Angular momentum operator identity J²= J-J+ + J_3 + h*J_3 intermediate step

[xyver]

Homework Statement

I do not understand equal signs 2 and 3 the following Angular momentum operator identity:

Homework Equations

[tex]\hat{J}^2 = \hat{J}_1^2+\hat{J}_2^2 +\hat{J}_3^2[/tex]

[tex]

= \left(\hat{J}_1 +i\hat{J}_2 \right)\left(\hat{J}_1 -i\hat{J}_2 \right) +\hat{J}_3^2 + i \left[ \hat{J}_1, \hat{J}_2 \right] [/tex]

[tex]
= \hat{J}_+\hat{J}_- + \hat{J}_3^2 - \hbar \cdot \hat{J}_3 [/tex]

[tex]


= \hat{J}_-\hat{J}_++ \hat{J}_3^2 + \hbar \cdot \hat{J}_3 [/tex]


[tex] \hat{J}_+ = \hat{J}_1 + i\hat{J}_2 [/tex]

[tex]\hat{J}_- = \hat{J}_1 - i\hat{J}_2 [/tex]


[tex] [\hat{J}_i,\hat{J}_j] = i\hbar\epsilon_{ijk}\hat{J}_k [/tex]

The Attempt at a Solution

[tex]\hat{J}^2= \hat{J}_1^2+\hat{J}_2^2 +\hat{J}_3^2 [/tex]


[tex]= \left(\hat{J}_+ -i \hat{J}_2 \right)^2 \left( \frac{\hat{J}_+ -i \hat{J}_1 }{i}\right)^2 +\hat{J}_3^2 [/tex]

[tex] = \hat{J}_+^2 -i\hat{J}_+ \hat{J}_2 -i\hat{J}_2 \hat{J}_+ +i^2 \hat{J}_2^2 +\hat{J}_3^2 + \frac{\hat{J}_+^2 -i\hat{J}_+ \hat{J}_1 -i\hat{J}_1 \hat{J}_+ + \hat{J}_1^2 } {i^2} +\hat{J}_3^2 [/tex]




[tex] = \hat{J}_+^2 -i\hat{J}_+ \hat{J}_2 -i\hat{J}_2 \hat{J}_+ - \hat{J}_2^2 - \hat{J}_+^2 +\hat{J}_+ \hat{J}_1 +\hat{J}_1 \hat{J}_+ - \hat{J}_1^2 +\hat{J}_3^2 [/tex]

[tex] = -i\hat{J}_+ \hat{J}_2 -i\hat{J}_2 \hat{J}_+ - \hat{J}_2^2 +\hat{J}_+ \hat{J}_1 +\hat{J}_1 \hat{J}_+ - \hat{J}_1^2 +\hat{J}_3^2 [/tex]

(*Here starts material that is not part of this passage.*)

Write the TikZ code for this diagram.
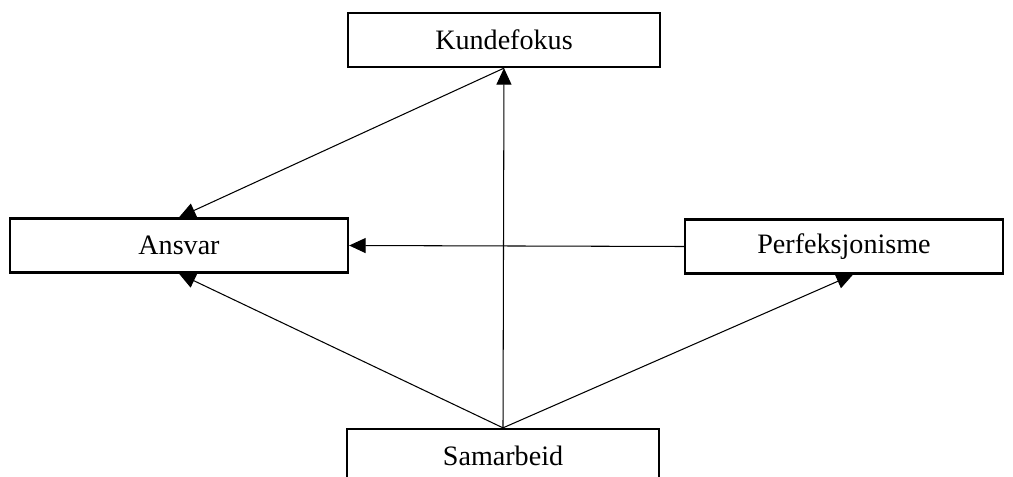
\documentclass[tikz,border=0pt]{standalone}
\usepackage{fontspec}
\setmainfont{Liberation Serif}
\usetikzlibrary{arrows.meta,positioning}

\begin{document}
\begin{tikzpicture}
            \tikzstyle{factor} = [rectangle, draw, line width=1.3pt, minimum height=1.08cm, font=\fontsize{16}{19}\selectfont, inner sep=0pt]
            \tikzstyle{arrow} = [line width=0.6pt, -{Triangle[length=0.33cm, width=0.3cm]}]

            \useasboundingbox (0,0) rectangle (20.26,9.52);
            \clip (0,0) rectangle (20.26,9.52);

            % Factors
            \node [factor, minimum width=6.24cm] (kunde) at (10.08,8.72) {Kundefokus};
            \node [factor, minimum width=6.76cm] (ansvar) at (3.58,4.61) {Ansvar};
            \node [factor, minimum width=6.36cm] (perf) at (16.88,4.59) {Perfeksjonisme};
            \node [factor, minimum width=6.24cm] (samarbeid) at (10.06,0.40) {Samarbeid};

            % Arrows
            \draw [arrow] (kunde.south) -- (ansvar.north);
            \draw [arrow] (samarbeid.north) -- (kunde.south);
            \draw [arrow] (perf.west) -- (ansvar.east);
            \draw [arrow] (samarbeid.north) -- (ansvar.south);
            \draw [arrow] (samarbeid.north) -- ([xshift=0.18cm]perf.south);
\end{tikzpicture}
\end{document}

Unfortunately, this does not lead to the right way. Who can help?

 

[bigplanet401]

Try working backwards. The 1- and 2-components of J are being factored into ladder operators and a commutator is being added on to cancel the extra terms:

[tex]
\begin{align*}
(J_1 + iJ_2)(J_1 - iJ_2) &= J^2_1 + J^2_2 + iJ_2 J_1 - iJ_1 J_2\\
&= J^2_1 + J^2_2 -i [J_1, J_2]
\end{align*}
[/tex]

To get to the third expression from the second, replace the ladder operators with their synonyms (J +/-) and use a commutator identity.